:: Required task ::
Count how many lines below include the string "page", and give that number without anything else.

:: Data provided ::
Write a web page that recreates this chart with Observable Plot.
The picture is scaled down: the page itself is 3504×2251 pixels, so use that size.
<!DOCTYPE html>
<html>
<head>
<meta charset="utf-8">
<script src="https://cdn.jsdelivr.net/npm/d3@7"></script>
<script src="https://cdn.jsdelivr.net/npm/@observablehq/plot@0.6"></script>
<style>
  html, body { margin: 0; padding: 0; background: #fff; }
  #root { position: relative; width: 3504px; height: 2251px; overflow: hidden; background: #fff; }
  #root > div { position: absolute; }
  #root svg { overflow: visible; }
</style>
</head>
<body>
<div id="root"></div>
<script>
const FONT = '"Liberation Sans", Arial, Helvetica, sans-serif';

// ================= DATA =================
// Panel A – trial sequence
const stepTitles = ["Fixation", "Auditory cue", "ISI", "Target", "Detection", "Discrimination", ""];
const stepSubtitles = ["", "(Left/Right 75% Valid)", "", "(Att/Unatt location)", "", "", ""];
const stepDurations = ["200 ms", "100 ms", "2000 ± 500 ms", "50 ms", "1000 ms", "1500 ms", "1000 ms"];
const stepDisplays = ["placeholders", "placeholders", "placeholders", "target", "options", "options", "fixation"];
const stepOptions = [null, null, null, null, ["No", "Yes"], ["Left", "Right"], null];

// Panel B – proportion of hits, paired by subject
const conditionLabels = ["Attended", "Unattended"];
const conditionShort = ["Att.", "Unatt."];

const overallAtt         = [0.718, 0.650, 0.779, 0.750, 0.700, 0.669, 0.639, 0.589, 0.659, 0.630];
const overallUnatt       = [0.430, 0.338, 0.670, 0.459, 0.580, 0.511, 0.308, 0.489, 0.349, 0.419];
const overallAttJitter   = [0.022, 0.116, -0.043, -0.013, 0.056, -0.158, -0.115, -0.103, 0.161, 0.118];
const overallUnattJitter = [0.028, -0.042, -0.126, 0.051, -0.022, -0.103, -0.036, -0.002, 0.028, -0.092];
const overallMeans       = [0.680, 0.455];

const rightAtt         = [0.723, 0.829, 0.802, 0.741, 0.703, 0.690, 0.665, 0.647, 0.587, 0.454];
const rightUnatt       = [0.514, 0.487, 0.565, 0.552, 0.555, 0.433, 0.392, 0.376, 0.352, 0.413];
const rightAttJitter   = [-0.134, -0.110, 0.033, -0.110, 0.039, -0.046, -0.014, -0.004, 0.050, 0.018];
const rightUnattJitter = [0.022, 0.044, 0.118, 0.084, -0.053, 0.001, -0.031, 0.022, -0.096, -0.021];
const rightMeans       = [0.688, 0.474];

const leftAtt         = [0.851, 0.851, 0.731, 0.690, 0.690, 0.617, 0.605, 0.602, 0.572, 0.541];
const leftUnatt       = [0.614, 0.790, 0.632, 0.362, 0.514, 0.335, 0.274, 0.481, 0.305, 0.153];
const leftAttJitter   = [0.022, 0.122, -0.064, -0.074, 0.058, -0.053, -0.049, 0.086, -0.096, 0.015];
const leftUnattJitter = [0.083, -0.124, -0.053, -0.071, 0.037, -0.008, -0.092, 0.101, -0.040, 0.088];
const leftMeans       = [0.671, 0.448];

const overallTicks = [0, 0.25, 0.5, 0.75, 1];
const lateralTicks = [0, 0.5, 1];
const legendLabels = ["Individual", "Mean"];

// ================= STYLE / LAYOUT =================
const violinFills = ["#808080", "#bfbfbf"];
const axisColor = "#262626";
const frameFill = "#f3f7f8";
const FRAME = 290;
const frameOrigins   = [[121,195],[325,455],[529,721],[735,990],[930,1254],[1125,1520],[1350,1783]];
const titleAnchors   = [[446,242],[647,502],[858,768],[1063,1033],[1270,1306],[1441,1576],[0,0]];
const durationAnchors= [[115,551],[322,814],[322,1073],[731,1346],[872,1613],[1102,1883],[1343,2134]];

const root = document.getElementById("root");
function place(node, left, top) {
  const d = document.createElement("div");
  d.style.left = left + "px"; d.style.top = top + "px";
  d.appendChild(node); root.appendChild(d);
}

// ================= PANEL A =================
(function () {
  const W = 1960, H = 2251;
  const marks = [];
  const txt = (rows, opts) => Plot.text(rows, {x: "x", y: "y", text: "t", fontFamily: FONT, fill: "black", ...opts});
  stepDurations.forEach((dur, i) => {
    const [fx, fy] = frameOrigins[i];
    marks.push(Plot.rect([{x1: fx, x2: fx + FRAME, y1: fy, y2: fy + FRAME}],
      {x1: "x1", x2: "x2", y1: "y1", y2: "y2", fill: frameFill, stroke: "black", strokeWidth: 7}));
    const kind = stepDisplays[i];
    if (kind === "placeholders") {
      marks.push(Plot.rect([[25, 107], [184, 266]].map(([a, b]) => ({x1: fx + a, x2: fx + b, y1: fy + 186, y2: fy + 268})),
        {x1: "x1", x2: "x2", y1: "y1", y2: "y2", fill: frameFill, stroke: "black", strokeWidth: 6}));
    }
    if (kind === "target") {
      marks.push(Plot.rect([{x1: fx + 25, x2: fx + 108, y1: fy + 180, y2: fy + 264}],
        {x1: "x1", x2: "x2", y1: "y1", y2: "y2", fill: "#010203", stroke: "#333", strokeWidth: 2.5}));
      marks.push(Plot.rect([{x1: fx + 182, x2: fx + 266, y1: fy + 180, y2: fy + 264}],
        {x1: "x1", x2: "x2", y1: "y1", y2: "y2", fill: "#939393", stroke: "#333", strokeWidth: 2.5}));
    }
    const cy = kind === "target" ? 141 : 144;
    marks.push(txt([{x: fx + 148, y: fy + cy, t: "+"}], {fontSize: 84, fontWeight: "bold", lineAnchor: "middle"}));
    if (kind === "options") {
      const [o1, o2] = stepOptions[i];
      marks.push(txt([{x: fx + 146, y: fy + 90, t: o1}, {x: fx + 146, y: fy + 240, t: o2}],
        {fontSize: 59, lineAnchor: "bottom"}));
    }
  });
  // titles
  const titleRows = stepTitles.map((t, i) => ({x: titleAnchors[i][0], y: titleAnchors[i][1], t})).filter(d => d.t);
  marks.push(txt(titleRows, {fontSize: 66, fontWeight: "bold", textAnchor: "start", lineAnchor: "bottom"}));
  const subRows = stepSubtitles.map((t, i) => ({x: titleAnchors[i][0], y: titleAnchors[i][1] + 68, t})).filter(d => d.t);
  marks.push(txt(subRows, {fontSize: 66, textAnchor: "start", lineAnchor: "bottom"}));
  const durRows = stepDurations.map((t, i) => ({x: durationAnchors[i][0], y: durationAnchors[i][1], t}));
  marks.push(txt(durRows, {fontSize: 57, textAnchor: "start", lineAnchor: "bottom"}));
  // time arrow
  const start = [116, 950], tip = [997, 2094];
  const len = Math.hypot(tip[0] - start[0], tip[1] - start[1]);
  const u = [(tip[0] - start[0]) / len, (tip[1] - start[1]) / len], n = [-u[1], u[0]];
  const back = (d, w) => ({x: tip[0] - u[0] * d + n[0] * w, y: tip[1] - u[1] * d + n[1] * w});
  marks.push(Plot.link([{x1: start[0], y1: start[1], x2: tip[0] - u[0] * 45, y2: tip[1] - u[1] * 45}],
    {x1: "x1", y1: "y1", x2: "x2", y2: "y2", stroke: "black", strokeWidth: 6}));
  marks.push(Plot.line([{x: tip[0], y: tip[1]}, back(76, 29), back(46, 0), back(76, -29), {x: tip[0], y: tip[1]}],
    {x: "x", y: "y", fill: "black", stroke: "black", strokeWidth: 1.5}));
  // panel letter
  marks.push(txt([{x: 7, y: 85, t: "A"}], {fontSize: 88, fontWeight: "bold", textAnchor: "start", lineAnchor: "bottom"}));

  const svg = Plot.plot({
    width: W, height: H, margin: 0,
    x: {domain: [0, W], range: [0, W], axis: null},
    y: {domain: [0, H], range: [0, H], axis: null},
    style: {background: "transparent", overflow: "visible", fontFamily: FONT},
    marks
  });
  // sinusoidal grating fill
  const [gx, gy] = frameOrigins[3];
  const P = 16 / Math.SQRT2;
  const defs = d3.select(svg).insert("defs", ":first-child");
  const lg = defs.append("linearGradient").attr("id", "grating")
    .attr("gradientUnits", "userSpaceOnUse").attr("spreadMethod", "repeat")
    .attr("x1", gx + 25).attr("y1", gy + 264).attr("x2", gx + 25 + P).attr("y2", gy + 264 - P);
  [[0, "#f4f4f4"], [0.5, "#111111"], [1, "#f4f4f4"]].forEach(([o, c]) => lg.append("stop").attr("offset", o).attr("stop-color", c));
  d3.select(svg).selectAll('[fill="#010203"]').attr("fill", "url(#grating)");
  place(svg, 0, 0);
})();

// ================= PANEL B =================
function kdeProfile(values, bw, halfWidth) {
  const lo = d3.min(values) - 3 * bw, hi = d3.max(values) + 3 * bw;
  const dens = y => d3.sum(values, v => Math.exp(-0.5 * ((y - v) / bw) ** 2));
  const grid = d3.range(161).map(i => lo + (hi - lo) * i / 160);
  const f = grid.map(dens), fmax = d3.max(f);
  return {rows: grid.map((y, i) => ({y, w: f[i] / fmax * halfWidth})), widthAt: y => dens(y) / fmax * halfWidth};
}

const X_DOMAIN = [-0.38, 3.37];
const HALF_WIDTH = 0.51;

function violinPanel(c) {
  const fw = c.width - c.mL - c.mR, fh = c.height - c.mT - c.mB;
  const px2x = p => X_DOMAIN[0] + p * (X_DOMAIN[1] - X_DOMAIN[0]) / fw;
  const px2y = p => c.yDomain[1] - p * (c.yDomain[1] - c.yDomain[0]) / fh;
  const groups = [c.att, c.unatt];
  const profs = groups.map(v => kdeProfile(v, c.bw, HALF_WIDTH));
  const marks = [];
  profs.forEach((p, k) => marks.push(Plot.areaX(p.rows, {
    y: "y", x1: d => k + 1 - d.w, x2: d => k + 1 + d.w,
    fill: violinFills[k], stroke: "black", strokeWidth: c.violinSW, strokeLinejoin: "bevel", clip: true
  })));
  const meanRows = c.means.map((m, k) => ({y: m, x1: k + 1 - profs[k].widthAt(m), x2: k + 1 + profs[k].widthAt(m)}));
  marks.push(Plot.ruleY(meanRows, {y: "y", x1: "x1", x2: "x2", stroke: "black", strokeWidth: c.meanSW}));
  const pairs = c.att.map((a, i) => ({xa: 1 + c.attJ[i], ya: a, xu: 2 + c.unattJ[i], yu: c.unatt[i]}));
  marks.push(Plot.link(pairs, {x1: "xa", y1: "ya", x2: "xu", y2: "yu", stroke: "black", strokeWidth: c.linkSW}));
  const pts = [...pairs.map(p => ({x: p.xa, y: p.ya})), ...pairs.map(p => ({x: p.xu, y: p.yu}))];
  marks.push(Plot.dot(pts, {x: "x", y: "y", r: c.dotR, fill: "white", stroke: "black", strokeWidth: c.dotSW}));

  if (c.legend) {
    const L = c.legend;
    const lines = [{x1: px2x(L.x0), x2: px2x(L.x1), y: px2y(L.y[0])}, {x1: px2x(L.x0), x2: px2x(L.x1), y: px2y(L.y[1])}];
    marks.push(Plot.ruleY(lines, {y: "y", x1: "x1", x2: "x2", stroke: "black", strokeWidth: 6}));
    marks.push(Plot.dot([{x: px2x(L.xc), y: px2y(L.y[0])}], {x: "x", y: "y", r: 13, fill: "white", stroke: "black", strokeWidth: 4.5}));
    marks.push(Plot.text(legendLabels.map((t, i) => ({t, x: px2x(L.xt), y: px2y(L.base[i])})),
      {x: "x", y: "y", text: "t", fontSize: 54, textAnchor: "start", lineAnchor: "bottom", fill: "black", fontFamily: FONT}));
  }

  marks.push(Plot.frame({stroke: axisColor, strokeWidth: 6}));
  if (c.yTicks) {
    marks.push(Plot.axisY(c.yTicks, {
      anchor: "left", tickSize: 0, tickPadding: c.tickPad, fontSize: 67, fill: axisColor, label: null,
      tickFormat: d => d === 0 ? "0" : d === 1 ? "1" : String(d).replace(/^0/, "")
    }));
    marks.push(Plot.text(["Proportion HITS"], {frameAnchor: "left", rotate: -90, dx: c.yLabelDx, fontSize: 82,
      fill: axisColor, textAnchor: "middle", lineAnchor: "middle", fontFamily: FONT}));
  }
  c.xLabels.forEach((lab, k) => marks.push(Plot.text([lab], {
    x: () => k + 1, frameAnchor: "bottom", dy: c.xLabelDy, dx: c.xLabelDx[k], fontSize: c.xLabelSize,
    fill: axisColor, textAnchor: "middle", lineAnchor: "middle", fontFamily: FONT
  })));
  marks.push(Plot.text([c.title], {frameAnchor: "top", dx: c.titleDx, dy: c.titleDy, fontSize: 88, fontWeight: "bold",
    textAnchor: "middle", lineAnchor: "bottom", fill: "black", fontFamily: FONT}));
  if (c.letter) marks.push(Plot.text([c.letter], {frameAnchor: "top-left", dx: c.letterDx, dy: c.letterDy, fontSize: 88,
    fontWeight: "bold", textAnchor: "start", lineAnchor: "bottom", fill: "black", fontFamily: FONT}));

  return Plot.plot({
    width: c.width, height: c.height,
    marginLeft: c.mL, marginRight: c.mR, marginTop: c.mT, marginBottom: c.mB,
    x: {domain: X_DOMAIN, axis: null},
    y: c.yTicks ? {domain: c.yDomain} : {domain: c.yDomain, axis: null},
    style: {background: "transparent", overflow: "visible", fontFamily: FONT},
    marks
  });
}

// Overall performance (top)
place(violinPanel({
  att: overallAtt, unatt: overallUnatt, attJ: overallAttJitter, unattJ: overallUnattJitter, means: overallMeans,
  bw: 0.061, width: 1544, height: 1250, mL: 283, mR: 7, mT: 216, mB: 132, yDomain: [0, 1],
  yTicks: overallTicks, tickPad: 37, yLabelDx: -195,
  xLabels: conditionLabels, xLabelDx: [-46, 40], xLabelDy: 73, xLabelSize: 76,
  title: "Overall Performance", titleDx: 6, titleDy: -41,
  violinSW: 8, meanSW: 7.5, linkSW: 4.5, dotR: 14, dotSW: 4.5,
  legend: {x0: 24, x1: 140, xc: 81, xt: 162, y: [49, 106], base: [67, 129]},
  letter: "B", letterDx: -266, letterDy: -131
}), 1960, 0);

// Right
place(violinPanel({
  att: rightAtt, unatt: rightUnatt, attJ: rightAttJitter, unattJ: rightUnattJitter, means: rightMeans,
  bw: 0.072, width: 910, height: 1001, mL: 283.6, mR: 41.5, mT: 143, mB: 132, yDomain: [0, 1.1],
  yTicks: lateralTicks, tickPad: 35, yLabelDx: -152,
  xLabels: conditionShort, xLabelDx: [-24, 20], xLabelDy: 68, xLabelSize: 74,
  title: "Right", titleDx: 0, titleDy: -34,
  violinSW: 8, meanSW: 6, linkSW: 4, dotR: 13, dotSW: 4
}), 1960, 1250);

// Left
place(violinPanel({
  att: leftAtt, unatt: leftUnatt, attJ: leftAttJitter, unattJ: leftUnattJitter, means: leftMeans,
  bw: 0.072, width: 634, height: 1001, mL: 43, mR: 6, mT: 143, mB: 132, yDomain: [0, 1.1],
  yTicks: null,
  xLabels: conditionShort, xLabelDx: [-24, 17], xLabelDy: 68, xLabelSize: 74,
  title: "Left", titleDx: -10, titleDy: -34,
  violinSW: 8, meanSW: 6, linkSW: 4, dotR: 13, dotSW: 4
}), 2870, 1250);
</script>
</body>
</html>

:: Task result ::
2